Workers at a pork processing facility
Workers at a pork processing facility
(USDA)

The opinions in this commentary are those of John Nalivka, president of Sterling Marketing, Inc., Vale, Ore.

Plant closings and slowdowns are major symptoms of meat and poultry industries’ disruption as the result of COVID-19.  In addition to slaughtering and processing livestock and poultry, also critical to the supply chain, are distribution and livestock production.  The meat industry requires all parts to be running smoothly.  To say that the industry has been disrupted is an understatement.   A more ample description might be akin to putting red meat supply and demand in a blender on high speed.  We are now anxiously awaiting to having that blender shut off!  

It will likely take several months to get all of the supply and demand components back to what might be considered “normal,” but a meat shortage is not likely.  We will still produce about 100 billion pounds of total red meat and poultry this year with well over 27 billion pounds of beef and 29 billion pounds of pork - both records.
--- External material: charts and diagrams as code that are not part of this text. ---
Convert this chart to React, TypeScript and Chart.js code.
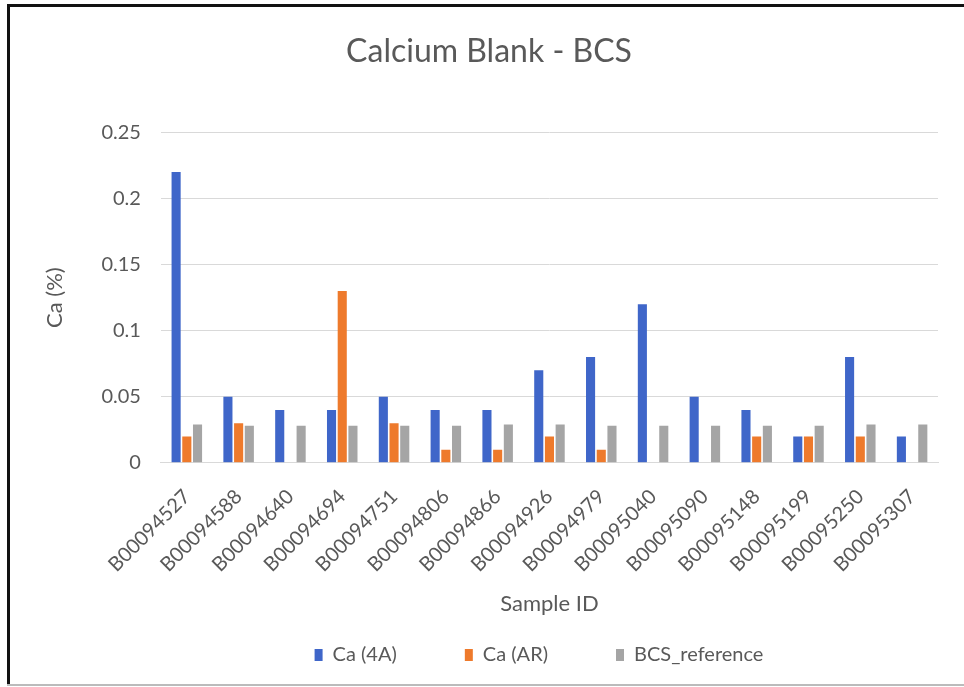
import React, { useEffect, useRef } from "react";
import { Chart, registerables } from "chart.js";

Chart.register(...registerables);

const sampleIds = [
  "B00094527", "B00094588", "B00094640", "B00094694", "B00094751",
  "B00094806", "B00094866", "B00094926", "B00094979", "B00095040",
  "B00095090", "B00095148", "B00095199", "B00095250", "B00095307",
];
const ca4A = [0.22, 0.05, 0.04, 0.04, 0.05, 0.04, 0.04, 0.07, 0.08, 0.12, 0.05, 0.04, 0.02, 0.08, 0.02];
const caAR = [0.02, 0.03, null, 0.13, 0.03, 0.01, 0.01, 0.02, 0.01, null, null, 0.02, 0.02, 0.02, null];
const bcsRef = [0.029, 0.028, 0.028, 0.028, 0.028, 0.028, 0.029, 0.029, 0.028, 0.028, 0.028, 0.028, 0.028, 0.029, 0.029];

const FONT = "Lato, 'Open Sans', sans-serif";
const TXT = "#595959";
const LEGEND_TRIM = 40;
const LEGEND_SHIFT = 50;

// keeps wide horizontal spacing between legend items while trimming the space above them
const legendTrim = {
  id: "legendTrim",
  beforeLayout(chart: any) {
    const lg = chart.legend;
    if (lg && !lg._trimmed) {
      const fit = lg.fit.bind(lg);
      const draw = lg.draw.bind(lg);
      lg.fit = function () {
        fit();
        this.height -= LEGEND_TRIM;
      };
      lg.draw = function (area: any) {
        const t = this.top, l = this.left, r = this.right;
        this.top -= LEGEND_TRIM;
        this.left += LEGEND_SHIFT;
        this.right += LEGEND_SHIFT;
        draw(area);
        this.top = t;
        this.left = l;
        this.right = r;
      };
      lg._trimmed = true;
    }
  },
};

export default function App() {
  const ref = useRef<HTMLCanvasElement | null>(null);
  useEffect(() => {
    if (!ref.current) return;
    const chart = new Chart(ref.current, {
      type: "bar",
      data: {
        labels: sampleIds,
        datasets: [
          { label: "Ca (4A)", data: ca4A, backgroundColor: "#3F66C9" },
          { label: "Ca (AR)", data: caAR as any, backgroundColor: "#EE7A2C" },
          { label: "BCS_reference", data: bcsRef, backgroundColor: "#A5A5A5" },
        ],
      },
      plugins: [legendTrim],
      options: {
        animation: false,
        responsive: false,
        maintainAspectRatio: false,
        layout: { padding: { top: 30, left: 40, right: 26, bottom: 12 } },
        datasets: { bar: { categoryPercentage: 0.62, barPercentage: 0.85 } },
        plugins: {
          title: {
            display: true,
            text: "Calcium Blank - BCS",
            color: TXT,
            font: { family: FONT, size: 32, weight: "normal" },
            padding: { top: 2, bottom: 62 },
          },
          legend: {
            position: "bottom",
            labels: {
              color: TXT,
              font: { family: FONT, size: 20 },
              boxWidth: 8,
              boxHeight: 12,
              padding: 68,
            },
          },
          tooltip: { enabled: false },
        },
        scales: {
          x: {
            grid: { display: false },
            border: { display: true, color: "#D9D9D9" },
            ticks: {
              color: TXT,
              font: { family: FONT, size: 20 },
              minRotation: 45,
              maxRotation: 45,
              padding: 14,
            },
            title: {
              display: true,
              text: "Sample ID",
              color: TXT,
              font: { family: FONT, size: 22 },
              padding: { top: 0, bottom: 0 },
            },
          },
          y: {
            min: 0,
            max: 0.25,
            ticks: {
              stepSize: 0.05,
              color: TXT,
              font: { family: FONT, size: 20 },
              padding: 20,
              callback: (v: any) => String(Math.round(Number(v) * 100) / 100),
            },
            grid: { color: "#D9D9D9", drawTicks: false },
            border: { display: false },
            title: {
              display: true,
              text: "Ca (%)",
              color: TXT,
              font: { family: FONT, size: 22 },
              padding: { top: 2, bottom: 13 },
            },
          },
        },
      },
    });
    return () => chart.destroy();
  }, []);
  return (
    <div style={{ position: "absolute", left: 0, top: 0, width: 964, height: 687, background: "#fff" }}>
      <canvas ref={ref} width={964} height={687} style={{ position: "absolute", left: 0, top: 0 }} />
      <div style={{ position: "absolute", left: 7, top: 4, width: 957, height: 3, background: "#111" }} />
      <div style={{ position: "absolute", left: 7, top: 4, width: 3, height: 681, background: "#111" }} />
      <div style={{ position: "absolute", left: 7, top: 684, width: 957, height: 2, background: "#bbb" }} />
    </div>
  );
}
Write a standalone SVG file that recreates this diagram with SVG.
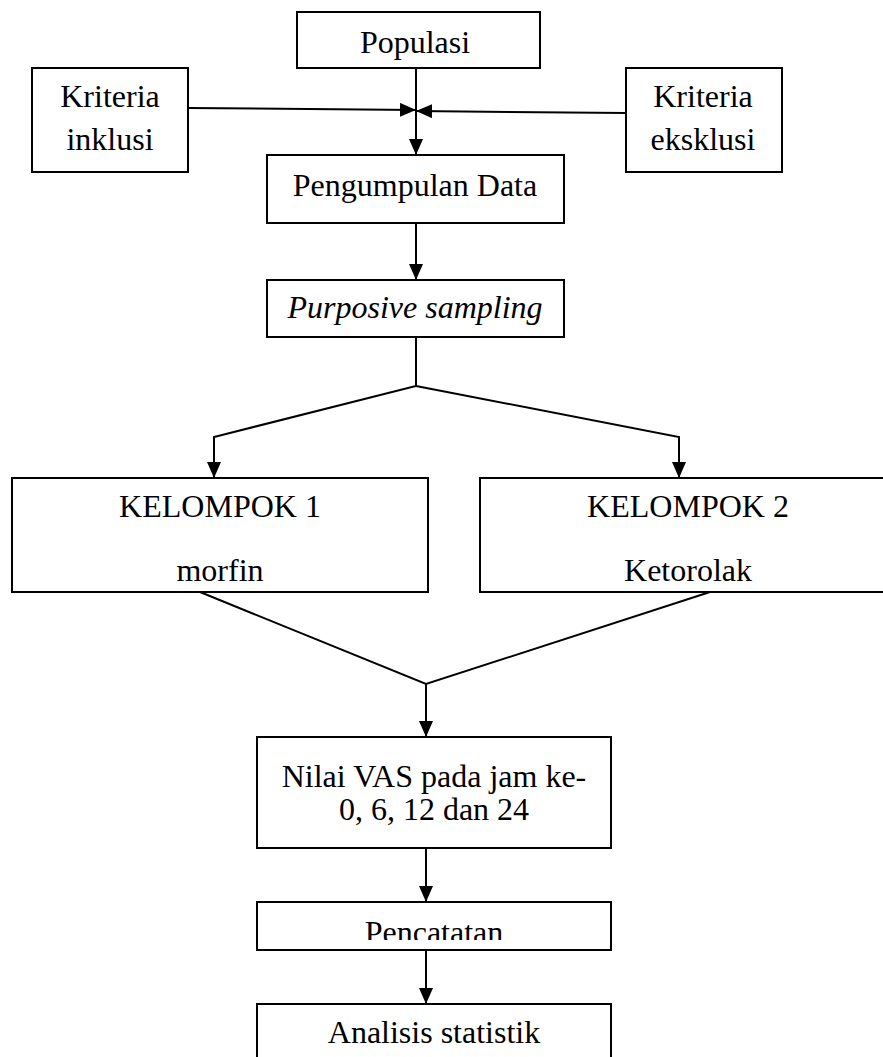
<svg xmlns="http://www.w3.org/2000/svg" width="883" height="1057" viewBox="0 0 883 1057">
<style>
.box{fill:#fff;stroke:#000;stroke-width:2}
.t{font-family:"Liberation Serif","Times New Roman",serif;font-size:32px;fill:#000;text-anchor:middle}
.i{font-style:italic}
.c{fill:none;stroke:#000;stroke-width:2}
</style>
<defs>
<marker id="ah" markerUnits="userSpaceOnUse" markerWidth="16" markerHeight="14" refX="16" refY="7" orient="auto">
<path d="M0,0 L16,7 L0,14 z" fill="#000"/>
</marker>
<clipPath id="pc"><rect x="258" y="903" width="352" height="37"/></clipPath>
</defs>
<rect width="883" height="1057" fill="#fff"/>
<g id="connectors">
<line class="c" x1="416" y1="68" x2="416" y2="155" marker-end="url(#ah)"/>
<line class="c" x1="188" y1="108" x2="416" y2="110" marker-end="url(#ah)"/>
<line class="c" x1="626" y1="113" x2="416" y2="111" marker-end="url(#ah)"/>
<line class="c" x1="416" y1="223" x2="416" y2="280" marker-end="url(#ah)"/>
<polyline class="c" points="416,337 416,386 214,437 214,478" marker-end="url(#ah)"/>
<polyline class="c" points="416,386 679,437 679,478" marker-end="url(#ah)"/>
<polyline class="c" points="200,592 426,684 710,592"/>
<line class="c" x1="426" y1="684" x2="426" y2="737" marker-end="url(#ah)"/>
<line class="c" x1="426" y1="848" x2="426" y2="902" marker-end="url(#ah)"/>
<line class="c" x1="426" y1="950" x2="426" y2="1004" marker-end="url(#ah)"/>
</g>
<g id="populasi"><rect class="box" x="297" y="12" width="243" height="56"/><text class="t" x="415" y="53">Populasi</text></g>
<g id="inklusi"><rect class="box" x="32" y="68" width="156" height="104"/><text class="t" x="110" y="107">Kriteria</text><text class="t" x="110" y="150">inklusi</text></g>
<g id="eksklusi"><rect class="box" x="626" y="68" width="156" height="104"/><text class="t" x="703" y="107">Kriteria</text><text class="t" x="703" y="150">eksklusi</text></g>
<g id="pengumpulan"><rect class="box" x="267" y="155" width="297" height="68"/><text class="t" x="415" y="196">Pengumpulan Data</text></g>
<g id="purposive"><rect class="box" x="267" y="280" width="297" height="57"/><text class="t i" x="415" y="318">Purposive sampling</text></g>
<g id="kelompok1"><rect class="box" x="12" y="478" width="416" height="114"/><text class="t" x="220" y="517">KELOMPOK 1</text><text class="t" x="220" y="581">morfin</text></g>
<g id="kelompok2"><rect class="box" x="480" y="478" width="416" height="114"/><text class="t" x="688" y="517">KELOMPOK 2</text><text class="t" x="688" y="581">Ketorolak</text></g>
<g id="nilai"><rect class="box" x="257" y="737" width="354" height="111"/><text class="t" x="434" y="787">Nilai VAS pada jam ke-</text><text class="t" x="434" y="820">0, 6, 12 dan 24</text></g>
<g id="pencatatan"><rect class="box" x="257" y="902" width="354" height="48"/><text class="t" x="434" y="943" clip-path="url(#pc)">Pencatatan</text></g>
<g id="analisis"><rect class="box" x="257" y="1004" width="354" height="70"/><text class="t" x="434" y="1043">Analisis statistik</text></g>
</svg>
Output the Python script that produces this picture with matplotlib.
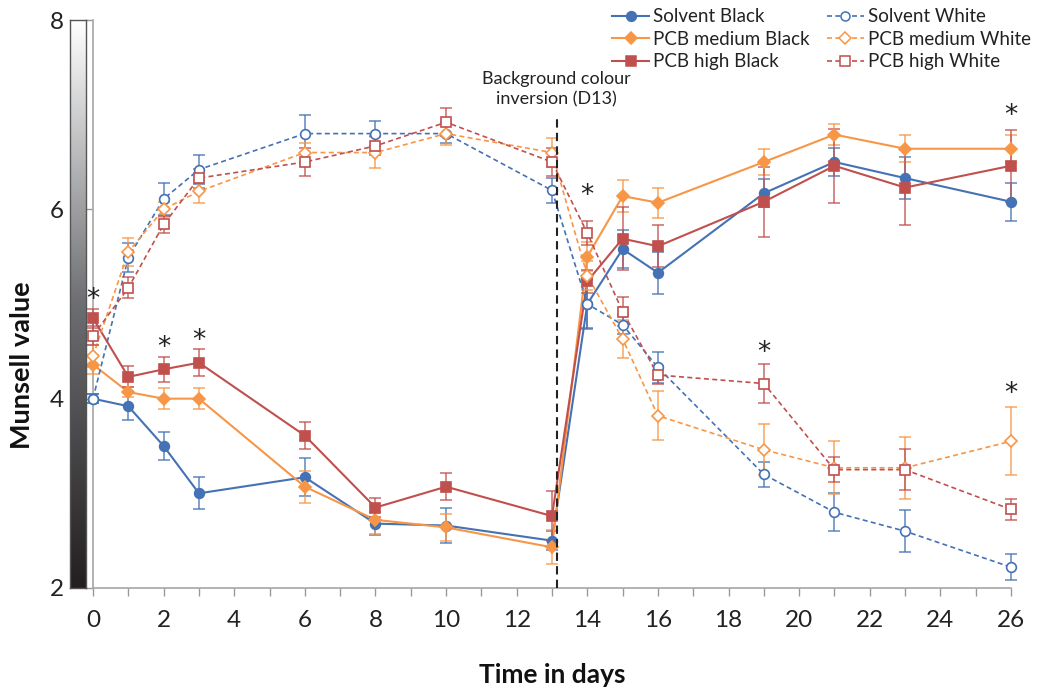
import numpy as np
import matplotlib
matplotlib.use("Agg")
import matplotlib.pyplot as plt
from matplotlib.ticker import MultipleLocator
from matplotlib.lines import Line2D
from matplotlib.colors import LinearSegmentedColormap

plt.rcParams['font.family'] = ['Lato', 'DejaVu Sans']

days = [0, 1, 2, 3, 6, 8, 10, 13, 14, 15, 16, 19, 21, 23, 26]

solvent_black = [4.00, 3.92, 3.50, 3.00, 3.17, 2.68, 2.66, 2.50, 5.00, 5.58, 5.33, 6.17, 6.50, 6.33, 6.08]
solvent_black_err = [0.05, 0.15, 0.15, 0.17, 0.20, 0.12, 0.18, 0.10, 0.25, 0.20, 0.22, 0.15, 0.15, 0.22, 0.20]

medium_black = [4.36, 4.07, 4.00, 4.00, 3.07, 2.72, 2.64, 2.43, 5.50, 6.14, 6.07, 6.50, 6.79, 6.64, 6.64]
medium_black_err = [0.10, 0.05, 0.11, 0.11, 0.17, 0.15, 0.14, 0.18, 0.15, 0.17, 0.16, 0.14, 0.11, 0.14, 0.14]

high_black = [4.85, 4.23, 4.31, 4.38, 3.61, 2.85, 3.07, 2.76, 5.24, 5.69, 5.61, 6.08, 6.46, 6.23, 6.46]
high_black_err = [0.10, 0.11, 0.13, 0.14, 0.14, 0.10, 0.14, 0.26, 0.12, 0.33, 0.22, 0.37, 0.39, 0.40, 0.38]

solvent_white = [4.00, 5.49, 6.11, 6.42, 6.80, 6.80, 6.80, 6.20, 5.00, 4.78, 4.33, 3.20, 2.80, 2.60, 2.22]
solvent_white_err = [0.05, 0.15, 0.17, 0.15, 0.20, 0.13, 0.10, 0.13, 0.26, 0.10, 0.16, 0.13, 0.20, 0.22, 0.14]

medium_white = [4.45, 5.55, 6.00, 6.19, 6.60, 6.60, 6.80, 6.60, 5.30, 4.63, 3.82, 3.46, 3.27, 3.27, 3.55]
medium_white_err = [0.12, 0.15, 0.08, 0.12, 0.10, 0.16, 0.12, 0.15, 0.15, 0.20, 0.26, 0.27, 0.28, 0.33, 0.36]

high_white = [4.665, 5.17, 5.84, 6.33, 6.50, 6.67, 6.92, 6.50, 5.75, 4.92, 4.25, 4.16, 3.25, 3.25, 2.83]
high_white_err = [0.10, 0.11, 0.09, 0.10, 0.15, 0.10, 0.15, 0.15, 0.13, 0.15, 0.10, 0.21, 0.13, 0.22, 0.11]

star_x = [0, 2, 3, 14, 19, 26, 26]
star_y = [5.10, 4.59, 4.67, 6.20, 4.54, 7.05, 4.11]

inversion_day = 13.13

BLUE = '#4472B4'
ORANGE = '#F79646'
RED = '#C0504D'

W, H = 1037, 689
fig = plt.figure(figsize=(W / 100, H / 100), dpi=100)
ax_l, ax_r = 93 / W, 1011 / W
ax_b, ax_t = 1 - 588 / H, 1 - 20 / H
ax = fig.add_axes([ax_l, ax_b, ax_r - ax_l, ax_t - ax_b])

# gradient bar
gax = fig.add_axes([70 / W, ax_b, 16 / W, ax_t - ax_b])
grad = np.linspace(0, 1, 256).reshape(-1, 1)
cmap = LinearSegmentedColormap.from_list('g', ['#231F20', '#6D6E71', '#FFFFFF'])
gax.imshow(grad, aspect='auto', cmap=cmap, origin='lower', extent=[0, 1, 2, 8])
gax.set_xticks([])
gax.set_yticks([])
for s in gax.spines.values():
    s.set_color('#555555')
    s.set_linewidth(1.0)

series = [
    ('Solvent Black', solvent_black, solvent_black_err, BLUE, 'o', True, 7),
    ('PCB medium Black', medium_black, medium_black_err, ORANGE, 'D', True, 6.5),
    ('PCB high Black', high_black, high_black_err, RED, 's', True, 7),
    ('Solvent White', solvent_white, solvent_white_err, BLUE, 'o', False, 7),
    ('PCB medium White', medium_white, medium_white_err, ORANGE, 'D', False, 6.5),
    ('PCB high White', high_white, high_white_err, RED, 's', False, 7),
]

handles = []
for i, (name, vals, err, col, mk, filled, ms) in enumerate(series):
    ls = '-' if filled else (0, (3, 2))
    lw = 1.5 if filled else 1.2
    ax.errorbar(days, vals, yerr=err, fmt='none', ecolor=col, elinewidth=1.1,
                capsize=4, capthick=1.1, alpha=0.85, zorder=2 + i, clip_on=False)
    ax.plot(days, vals, linestyle=ls, color=col, linewidth=lw, zorder=3 + i, clip_on=False)
    ax.plot(days, vals, linestyle='none', marker=mk, markersize=ms,
            markerfacecolor=col if filled else 'white', markeredgecolor=col,
            markeredgewidth=1.2, zorder=10 + i, clip_on=False)
    handles.append(Line2D([], [], linestyle=ls, color=col, linewidth=lw, marker=mk,
                          markersize=ms if filled else ms - 0.5,
                          markerfacecolor=col if filled else 'white',
                          markeredgecolor=col, markeredgewidth=1.1, label=name))

ax.vlines(inversion_day, 2, 7.0, colors='#222222', linestyles=(0, (4, 2.5)), linewidth=1.5, zorder=20)
ax.text(inversion_day, 7.27, 'Background colour\ninversion (D13)', ha='center', va='center',
        fontsize=13, color='#222222', linespacing=1.3)

for sx, sy in zip(star_x, star_y):
    ax.text(sx, sy - 0.06, '*', ha='center', va='center', fontsize=19, color='#222222',
            family='DejaVu Sans', zorder=25)

ax.set_xlim(0, 26)
ax.set_ylim(2, 8)
ax.xaxis.set_major_locator(MultipleLocator(2))
ax.xaxis.set_minor_locator(MultipleLocator(1))
ax.yaxis.set_major_locator(MultipleLocator(2))
ax.tick_params(axis='x', which='both', direction='out', length=6, width=1, color='#999999',
               labelsize=17.5, pad=10, labelcolor='#222222')
ax.tick_params(axis='y', which='both', direction='out', length=6, width=1, color='#999999',
               labelsize=17.5, pad=15, labelcolor='#222222')
for s in ['top', 'right']:
    ax.spines[s].set_visible(False)
for s in ['left', 'bottom']:
    ax.spines[s].set_color('#A6A6A6')
    ax.spines[s].set_linewidth(1.2)

ax.set_xlabel('Time in days', fontsize=19, fontweight='bold', labelpad=23, color='#111111')
ax.set_ylabel('Munsell value', fontsize=19.5, fontweight='bold', color='#111111')
ax.yaxis.set_label_coords(-(93 - 34) / (1011 - 93), (588 - 365) / 568)

leg = fig.legend(handles=handles, ncol=2, loc='upper right', bbox_to_anchor=(1044 / W, 1 + 5 / H),
                 frameon=False, fontsize=13.5, handlelength=2.0, handletextpad=0.2,
                 columnspacing=0.9, labelspacing=0.3, borderpad=0.2)
for t in leg.get_texts():
    t.set_color('#222222')

fig.savefig('out.png', dpi=100)
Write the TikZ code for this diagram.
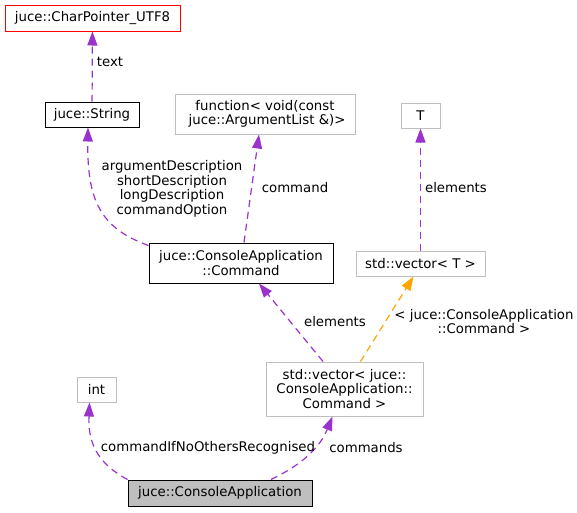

This is why exports have been so critical. 

Currently, 7% of fed cattle capacity is not operating and one plant accounting for another 4% was reduced to one shift in a production slowdown.  Cow slaughter was reduced 5% with operations temporarily ceased for 2 weeks at a major cow plant and a processing plant was closed.  A major pork plant was closed indefinitely and one temporarily – together accounting for 6% of total capacity.  Packer capacity is largely a regional issue, and when a plant closes the immediate impact is on the feedlots shipping cattle to that plant or a hog producer shipping hogs to a regional plant.  In the numbers, we see that impact in the weekly slaughter which is down sharply.

Once, we get COVID-19 safely behind us, get supply chains (beginning with the packers) back to some semblance of normal, and create the opportunity to reopen the economy, the dynamics will change.  There are plenty of cattle and weights will increase with the current slowdown with packers, so production will ultimately prove to be ample and not short as would seem to the case currently.  Again, all parts have to be up and running – smoothly.   

On the demand side, it will take some time to get things going again once we do have COVID-19 behind us.   It may be obvious, but it will take customers to once again sit down in restaurants. This is significant consumer demand and for most restaurants, it will take time to get people back.   The blender has shaken things up with regard to behavior.  Some behaviors will likely not return to the way “things used to be.”  And, there is the issue of how much meat have people put in the freezer and the really critical issue of money.  People have to get back to work and I am not sure what that will look like initially.  To say this has created economic havoc on many people’s lives would be an understatement and it will likely be year-end before things are almost normal.